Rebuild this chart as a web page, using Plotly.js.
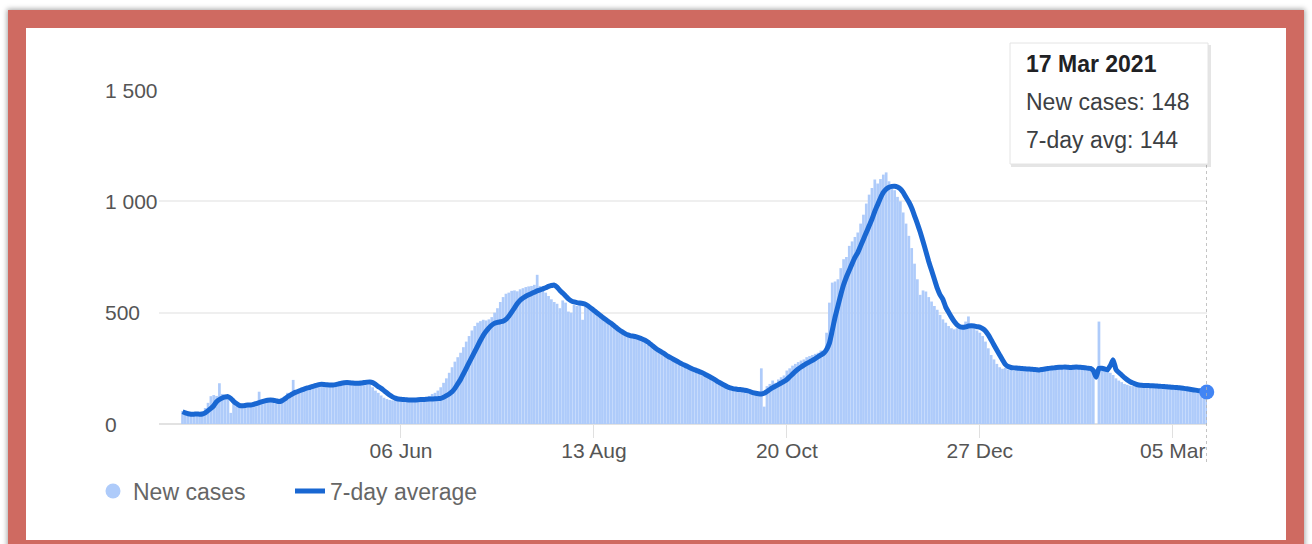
<!DOCTYPE html>
<html><head><meta charset="utf-8">
<script src="https://cdn.plot.ly/plotly-3.0.1.min.js"></script>
<style>
html,body{margin:0;padding:0;width:1312px;height:544px;overflow:hidden;background:#fff;}
#frame{position:absolute;left:8px;top:10px;width:1296px;height:548px;box-sizing:border-box;border:18px solid #cf6a61;background:#fff;box-shadow:0 0 5px 1px rgba(0,0,0,0.35);}
#chart{position:absolute;left:0;top:0;width:1312px;height:544px;}
</style></head><body>
<div id="frame"></div>
<div id="chart"></div>
<script>
const startDate = '2020-03-21';

const newCases = [
58,42,38,45,48,40,46,55,72,95,
125,130,126,183,135,110,118,50,92,80,
78,84,88,80,92,95,100,145,104,96,
110,112,100,98,108,118,125,140,135,198,
150,155,160,162,168,172,170,180,182,176,
175,178,172,180,182,186,185,188,184,186,
182,185,188,186,190,192,178,165,150,140,
128,118,112,108,106,110,108,112,106,110,
104,110,112,108,114,116,120,126,135,140,
150,165,185,205,230,255,280,300,320,345,
370,395,420,440,455,462,468,465,470,480,
500,520,548,570,585,590,598,600,596,605,
610,615,618,620,625,670,620,610,590,575,
560,548,540,520,555,545,505,500,535,530,
540,468,535,525,515,505,496,486,476,466,
456,447,437,428,418,410,402,396,392,388,
386,380,374,366,356,346,336,328,320,312,
305,297,290,283,276,270,263,257,251,245,
240,235,230,224,217,210,202,194,186,180,
172,166,160,157,155,153,152,150,148,146,
135,132,136,134,250,78,170,180,195,185,
200,210,218,240,250,262,270,278,285,290,
300,305,310,315,320,330,330,410,545,635,
640,650,700,740,750,800,820,840,860,900,
940,990,1030,1060,1098,1080,1100,1120,1130,1090,
1075,1050,1020,1000,950,900,845,790,720,650,
580,600,595,570,550,530,513,490,470,455,
440,430,425,430,440,445,460,483,450,430,
420,410,395,370,340,310,290,270,255,248,
252,245,248,240,252,245,238,250,242,240,
248,252,245,250,255,252,258,250,256,260,
252,258,250,256,262,250,254,258,248,245,
250,244,0,460,245,240,236,230,220,205,
195,188,180,176,172,170,175,172,168,174,
170,165,172,168,166,170,164,160,166,162,
158,164,160,155,150,156,152,148,150,145,
142,148
];

const avg7 = [
55,50,46,44,44,45,44,45,50,60,
70,82,100,110,117,121,123,115,102,92,
84,82,83,85,85,88,92,96,100,104,
107,108,107,104,101,104,112,122,130,137,
143,148,153,158,162,165,169,173,177,178,
177,176,175,175,177,180,183,185,186,185,
184,183,183,184,186,188,189,186,178,168,
160,150,140,130,122,116,112,111,110,109,
108,108,108,109,110,110,111,112,112,113,
114,115,120,127,135,145,160,180,200,225,
250,276,300,325,350,375,398,416,432,444,
452,456,459,462,470,484,502,522,541,556,
566,574,580,586,592,598,602,607,612,618,
622,624,615,600,588,575,562,553,548,545,
543,541,538,530,520,510,500,490,480,470,
461,452,442,432,422,414,406,400,396,394,
391,387,382,376,368,358,348,338,330,322,
314,305,298,291,284,277,270,264,258,252,
246,241,236,231,225,218,211,204,196,188,
181,174,167,162,159,157,155,154,152,150,
146,141,138,136,135,138,146,155,163,170,
177,184,191,200,212,224,236,247,256,264,
272,279,286,293,302,310,318,335,363,420,
480,530,580,625,660,690,720,748,770,800,
830,860,890,920,955,985,1015,1040,1055,1063,
1067,1068,1064,1056,1040,1018,997,970,935,900,
862,820,775,730,690,650,610,580,560,525,
502,480,460,445,437,434,436,440,441,440,
437,435,428,418,400,378,355,332,310,288,
268,258,254,252,251,250,249,248,247,246,
245,244,243,245,247,249,251,252,254,255,
255,256,255,254,255,256,255,254,253,251,
250,240,210,250,250,247,243,262,288,245,
231,220,208,198,190,184,179,175,174,173,
173,172,172,171,170,169,168,167,166,165,
164,163,162,160,158,156,154,152,150,148,
146,144
];

const xTickVals = ['2020-06-06','2020-08-13','2020-10-20','2020-12-27','2021-03-05'];
const xTickText = ['06 Jun','13 Aug','20 Oct','27 Dec','05 Mar'];
const yTickVals = [0, 500, 1000, 1500];
const yTickText = ['0', '500', '1 000', '1 500'];
const seriesNames = ['New cases', '7-day average'];
const tooltipTitle = '17 Mar 2021';
const tooltipLabels = ['New cases: ', '7-day avg: '];

const dates = newCases.map((_, i) => {
  const d = new Date(startDate + 'T00:00:00Z');
  d.setUTCDate(d.getUTCDate() + i);
  return d.toISOString().slice(0, 10);
});
const n = dates.length;
const lastDate = dates[n - 1];

const FONT = 'Arial, "Liberation Sans", sans-serif';
const barColor = '#aecbfa';
const lineColor = '#1967d2';

const traces = [
  {type: 'bar', x: dates, y: newCases, marker: {color: barColor, line: {width: 0}},
   showlegend: false, hoverinfo: 'skip'},
  {type: 'scatter', mode: 'markers', x: [null], y: [null], name: seriesNames[0],
   marker: {symbol: 'circle', size: 15, color: barColor}},
  {type: 'scatter', mode: 'lines', x: dates, y: avg7, name: seriesNames[1],
   line: {color: lineColor, width: 5, shape: 'spline', smoothing: 0.5, simplify: false}, hoverinfo: 'skip'},
  {type: 'scatter', mode: 'markers', x: [lastDate], y: [avg7[n - 1]], showlegend: false,
   marker: {size: 15, color: '#4285f4'}, cliponaxis: false, hoverinfo: 'skip'}
];

const L = 159, R = 105, T = 90, B = 120;
const plotH = 544 - T - B, plotW = 1312 - L - R;
const px2xp = (px) => (px - L) / plotW;
const px2yp = (py) => (544 - B - py) / plotH;

const annotations = yTickVals.map((v, i) => ({
  xref: 'paper', yref: 'y', x: px2xp(103), y: v, xanchor: 'left', yanchor: 'middle',
  text: yTickText[i], showarrow: false, font: {family: FONT, size: 21, color: '#555'}
}));
annotations.push(
  {xref: 'paper', yref: 'paper', x: px2xp(1024), y: px2yp(64), xanchor: 'left', yanchor: 'middle',
   text: '<b>' + tooltipTitle + '</b>', showarrow: false, font: {family: FONT, size: 23, color: '#202124'}},
  {xref: 'paper', yref: 'paper', x: px2xp(1024), y: px2yp(102), xanchor: 'left', yanchor: 'middle',
   text: tooltipLabels[0] + newCases[n - 1], showarrow: false, font: {family: FONT, size: 23, color: '#3c4043'}},
  {xref: 'paper', yref: 'paper', x: px2xp(1024), y: px2yp(140), xanchor: 'left', yanchor: 'middle',
   text: tooltipLabels[1] + avg7[n - 1], showarrow: false, font: {family: FONT, size: 23, color: '#3c4043'}}
);

const shapes = [
  {type: 'line', xref: 'x', yref: 'paper', x0: lastDate, x1: lastDate, y0: px2yp(462), y1: px2yp(164),
   line: {color: '#b0b0b0', width: 1, dash: 'dot'}, layer: 'above'},
  {type: 'rect', xref: 'paper', yref: 'paper', x0: px2xp(1011), x1: px2xp(1211), y0: px2yp(167), y1: px2yp(45),
   fillcolor: 'rgba(0,0,0,0.10)', line: {width: 0}, layer: 'above'},
  {type: 'rect', xref: 'paper', yref: 'paper', x0: px2xp(1010), x1: px2xp(1208), y0: px2yp(164), y1: px2yp(43),
   fillcolor: '#ffffff', line: {color: '#e4e4e4', width: 1}, layer: 'above'}
];

const layout = {
  width: 1312, height: 544,
  margin: {l: L, r: R, t: T, b: B, pad: 0},
  paper_bgcolor: 'rgba(0,0,0,0)', plot_bgcolor: 'rgba(0,0,0,0)',
  font: {family: FONT, color: '#555'},
  bargap: 0.04,
  hovermode: false,
  xaxis: {
    type: 'date', range: ['2020-03-12 17:00', '2021-03-17 02:00'],
    tickmode: 'array', tickvals: xTickVals, ticktext: xTickText,
    ticks: 'outside', ticklen: 13, tickcolor: '#e0e0e0', tickwidth: 1,
    ticklabelstandoff: -5,
    showgrid: false, showline: false, zeroline: false,
    tickfont: {family: FONT, size: 21, color: '#555'}, fixedrange: true
  },
  yaxis: {
    range: [0, 1500], tickmode: 'array', tickvals: yTickVals, showticklabels: false,
    showgrid: true, gridcolor: '#efefef', gridwidth: 2,
    zeroline: true, zerolinecolor: '#e2e2e2', zerolinewidth: 2, showline: false, ticks: '',
    fixedrange: true
  },
  showlegend: true,
  legend: {orientation: 'h', x: px2xp(93), xanchor: 'left', y: px2yp(491), yanchor: 'middle',
    font: {family: FONT, size: 23, color: '#666'}, bgcolor: 'rgba(0,0,0,0)', itemwidth: 30,
    entrywidth: 152},
  annotations: annotations,
  shapes: shapes
};

Plotly.newPlot('chart', traces, layout, {displayModeBar: false, staticPlot: true});
</script>
</body></html>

▸ Directions for this task
Every line from the top of the material above through the line with "const startDate = '2020-03-21';" should be duplicated exactly, please; leave out the pictures.

▸ Solution to this task
Rebuild this chart as a web page, using Plotly.js.
<!DOCTYPE html>
<html><head><meta charset="utf-8">
<script src="https://cdn.plot.ly/plotly-3.0.1.min.js"></script>
<style>
html,body{margin:0;padding:0;width:1312px;height:544px;overflow:hidden;background:#fff;}
#frame{position:absolute;left:8px;top:10px;width:1296px;height:548px;box-sizing:border-box;border:18px solid #cf6a61;background:#fff;box-shadow:0 0 5px 1px rgba(0,0,0,0.35);}
#chart{position:absolute;left:0;top:0;width:1312px;height:544px;}
</style></head><body>
<div id="frame"></div>
<div id="chart"></div>
<script>
const startDate = '2020-03-21';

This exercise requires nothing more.